Febles didn't think he did anything special.

"I wanted to come up and do what I always do. I was trying to make contact," he said. "Down five or six runs, you don't want to bunt. He was pitching real good and deserved it. You try to break it up with a base hit, not a bunt."

The crowd responded by giving Mendoza a standing ovation. He started for the first time since last May 15 because the Yankees needed a fifth starter for the first time this year.

"He made a major statement today," Cone said. "He's become almost a victim of his own versatility."

One out later, Jermaine Dye hit a smash between Bellinger and the foul line that rolled into left for an RBI double, a play that Brosius might have made.

That was it for Mendoza, who allowed just the two hits in 6 2/3 innings, striking out six and walking none. As the crowd gave him a standing ovation, he tipped his cap while walking to the dugout.

He remembered how he forgot to do that in Game 2 of last year's AL championship series against Boston, when he came in and got the Yankees out of a bases-loaded, one-out jam in the eighth.

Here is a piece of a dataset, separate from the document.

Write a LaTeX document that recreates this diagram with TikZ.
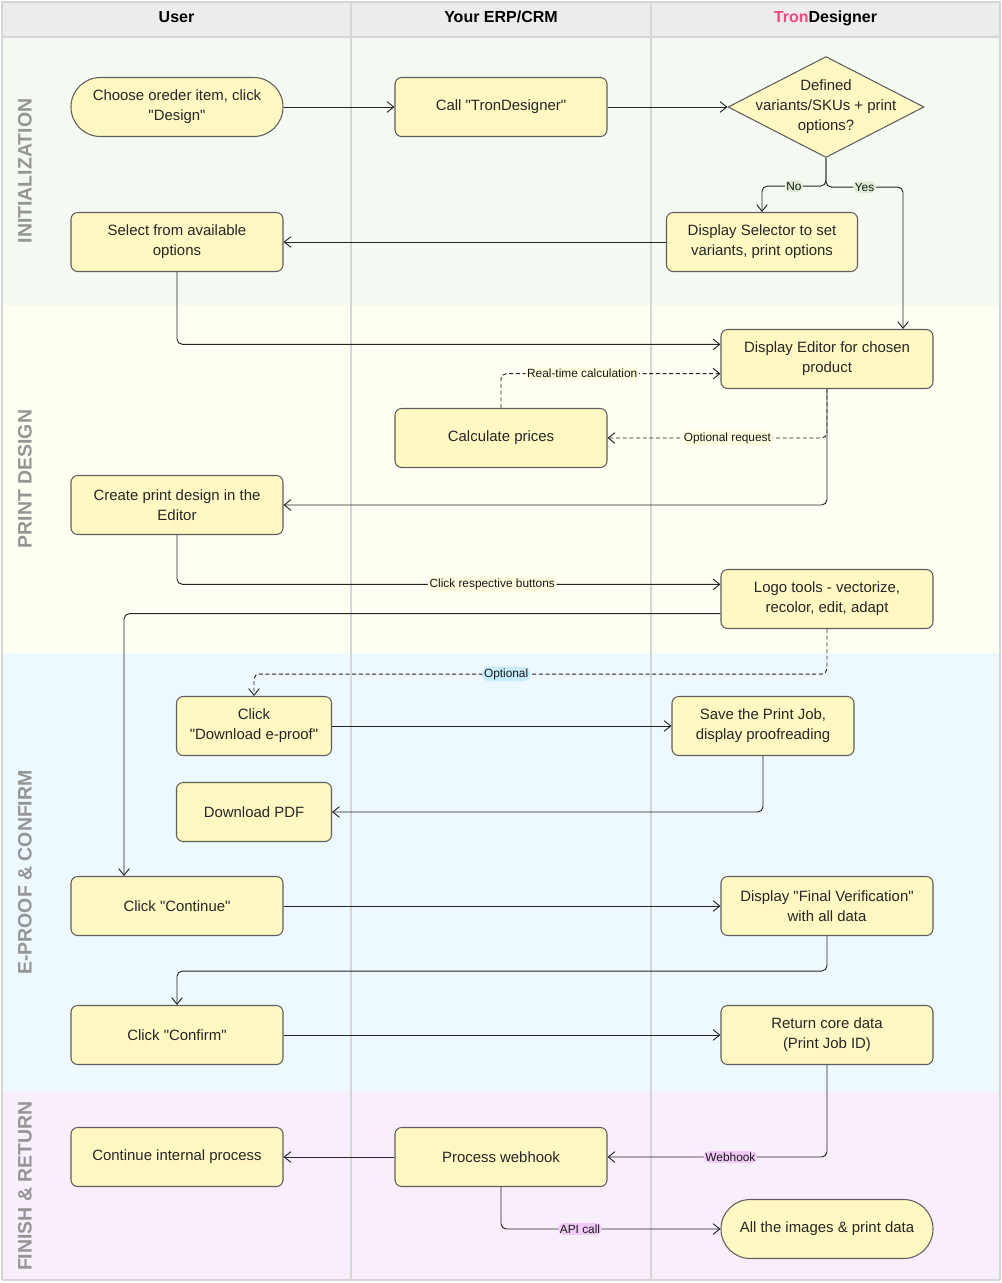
\documentclass[tikz,border=0pt]{standalone}
\usepackage{fontspec}
\setmainfont{Liberation Sans}[Ligatures=TeXOff]
\usetikzlibrary{arrows.meta,shapes.geometric}

\definecolor{laneline}{HTML}{D6D6D6}
\definecolor{headfill}{HTML}{ECECEC}
\definecolor{bandinit}{HTML}{F4F9F1}
\definecolor{banddesign}{HTML}{FFFEF2}
\definecolor{bandproof}{HTML}{EEF8FF}
\definecolor{bandfinish}{HTML}{F9EEFC}
\definecolor{boxfill}{HTML}{FFF8C2}
\definecolor{boxline}{HTML}{5F5F5F}
\definecolor{phasegray}{HTML}{959595}
\definecolor{tronpink}{HTML}{F04A7C}
\definecolor{lblgreen}{HTML}{DDEBD5}
\definecolor{lblyellow}{HTML}{FFFBDE}
\definecolor{lblblue}{HTML}{C7ECFB}
\definecolor{lblpink}{HTML}{F1C9F7}

\tikzset{
  box/.style={draw=boxline, line width=0.8pt, fill=boxfill, rounded corners=5pt,
    minimum width=159pt, minimum height=44.25pt, align=center, text=black!85,
    font=\fontsize{11.2}{15}\selectfont},
  stadium/.style={box, rounded corners=22pt},
  flow/.style={draw=black!85, line width=0.7pt, rounded corners=4pt,
    -{Straight Barb[length=5pt,width=8pt]}},
  dashflow/.style={flow, dash pattern=on 3pt off 2pt},
  elabel/.style={font=\fontsize{8.9}{10}\selectfont, inner sep=1.2pt, text=black!90},
  phase/.style={font=\bfseries\fontsize{14.6}{16}\selectfont, text=phasegray, rotate=90},
  header/.style={font=\bfseries\fontsize{12}{14}\selectfont, text height=1.6ex, text depth=0.2ex}
}

\begin{document}
\begin{tikzpicture}[x=0.75pt,y=-0.75pt]
  \useasboundingbox (0,0) rectangle (1002,1283);

  % Phase bands with their labels
  \foreach \ya/\yb/\col/\name [count=\i] in {37/305/bandinit/INITIALIZATION,
      305/653/banddesign/PRINT DESIGN, 653/1092/bandproof/E-PROOF \& CONFIRM,
      1092/1280/bandfinish/FINISH \& RETURN} {
    \fill[\col] (2,\ya) rectangle (1000,\yb);
    \node[phase] (phase\i) at (25,{(\ya+\yb)/2}) {\name};
  }

  % Lane headers
  \foreach \xa/\xb/\name [count=\i] in {2/351/User, 351/651/{Your ERP/CRM},
      651/1000/{\textcolor{tronpink}{Tron}Designer}} {
    \filldraw[fill=headfill, draw=laneline, line width=1.5pt] (\xa,2) rectangle (\xb,37);
    \node[header] (head\i) at ({(\xa+\xb)/2},18) {\name};
  }

  % Lane separators
  \foreach \x in {2,351,651,1000} {
    \draw[laneline, line width=1.5pt] (\x,37) -- (\x,1280);
  }
  \draw[laneline, line width=1.5pt] (2,1280) -- (1000,1280);

  % Initialization
  \node[stadium] (choose) at (177,107) {Choose oreder item, click\\"Design"};
  \node[box] (call) at (501,107) {Call "TronDesigner"};
  \node[diamond, draw=boxline, line width=0.8pt, fill=boxfill, minimum width=147pt,
    minimum height=75.75pt, inner sep=0pt] (check) at (826,107) {};
  \node[align=center, text=black!85, font=\fontsize{11.2}{15}\selectfont]
    (checktext) at (check) {Defined\\variants/SKUs + print\\options?};
  \node[box] (pick) at (177,242) {Select from available\\options};
  \node[box, minimum width=143.25pt] (selector) at (762,242)
    {Display Selector to set\\variants, print options};

  % Print design
  \node[box] (editor) at (827,359) {Display Editor for chosen\\product};
  \node[box] (prices) at (501,438) {Calculate prices};
  \node[box] (create) at (177,505) {Create print design in the\\Editor};
  \node[box] (logo) at (827,599) {Logo tools - vectorize,\\recolor, edit, adapt};

  % E-proof and confirm
  \node[box, minimum width=116.25pt] (eproof) at (254,726) {Click\\"Download e-proof"};
  \node[box, minimum width=136.5pt] (save) at (763,726) {Save the Print Job,\\display proofreading};
  \node[box, minimum width=116.25pt] (pdf) at (254,812) {Download PDF};
  \node[box] (continue) at (177,906) {Click "Continue"};
  \node[box] (final) at (827,906) {Display "Final Verification"\\with all data};
  \node[box] (confirm) at (177,1035) {Click "Confirm"};
  \node[box] (core) at (827,1035) {Return core data\\(Print Job ID)};

  % Finish and return
  \node[box] (internal) at (177,1157) {Continue internal process};
  \node[box] (webhook) at (501,1157) {Process webhook};
  \node[stadium] (images) at (827,1229) {All the images \& print data};

  % Connectors
  \draw[flow] (choose) -- (call);
  \draw[flow] (call) -- (check.west);
  \draw[flow] (check.south) -- ++(0,28) -| node[pos=0.25, elabel, fill=lblgreen] {No} (selector.north);
  \draw[flow] (check.south) -- ++(0,29) -| node[pos=0.25, elabel, fill=lblgreen] {Yes} ([xshift=57pt]editor.north);
  \draw[flow] (selector) -- (pick);
  \draw[flow] (pick.south) |- ([yshift=11pt]editor.west);
  \draw[dashflow] (prices.north) |- node[pos=0.685, elabel, fill=lblyellow] {Real-time calculation} ([yshift=-11pt]editor.west);
  \draw[dashflow] (editor.south) |- node[pos=0.727, elabel, fill=lblyellow] {Optional request} (prices.east);
  \draw[flow] (editor.south) |- (create.east);
  \draw[flow] (create.south) |- node[pos=0.79, elabel, fill=lblyellow] {Click respective buttons} ([yshift=11pt]logo.west);
  \draw[flow] ([yshift=-11pt]logo.west) -| ([xshift=-39.75pt]continue.north);
  \draw[dashflow] (logo.south) -- ++(0,45) -| node[pos=0.28, elabel, fill=lblblue] {Optional} (eproof.north);
  \draw[flow] (eproof) -- (save);
  \draw[flow] (save.south) |- (pdf.east);
  \draw[flow] (continue) -- (final);
  \draw[flow] (final.south) -- ++(0,35) -| (confirm.north);
  \draw[flow] (confirm) -- (core);
  \draw[flow] (core.south) |- node[pos=0.72, elabel, fill=lblpink] {Webhook} (webhook.east);
  \draw[flow] (webhook) -- (internal);
  \draw[flow] (webhook.south) |- node[pos=0.68, elabel, fill=lblpink] {API call} (images.west);
\end{tikzpicture}
\end{document}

"At this point in time, he's one of our five starters," Yankees manager Joe Torre said. "He's very valuable to the makeup of this team out of the bullpen. I think after a couple of years, he understands that."

Bellinger was booed when he batted in the seventh, but quickly turned them to cheers with a single. And in the eighth, he made a diving catch on Joe Randa's sinking liner, earning a nice ovation.

"They expect you to make every play," Bellinger said. "I knew it was going to happen."

Darrell Einertson, in his major league debut, followed Mendoza with 1 1-3 hitless innings, and Allen Watson finished the two-hitter with a perfect ninth.

New York got three home runs off Jose Rosado (1-1), a three-run drive in the first by Shane Spencer and solo shots in the fifth by Roberto Kelly and Chuck Knoblauch.

Spencer, batting cleanup for only the second time in the major leagues, added an RBI single in the seventh off Jose Santiago, and another run scored on an error by Randa at third.

"It was just a pleasure to watch after watching some of our starters struggle to throw strikes," Cone said. "This was just a breath of fresh air."

Game notes
Knoblauch's home run was his first RBI of the season. It came in his 44th at-bat. ... The Royals have allowed a major league-high 25 homers. ... Last Sunday, Minnesota's Eric Milton didn't allow a Kansas City runner to reach until Beltran's two-out double in the seventh. ... Kansas City hit four batters: Bellinger twice, Bernie Williams and Tino Martinez. Rosado hit them once each.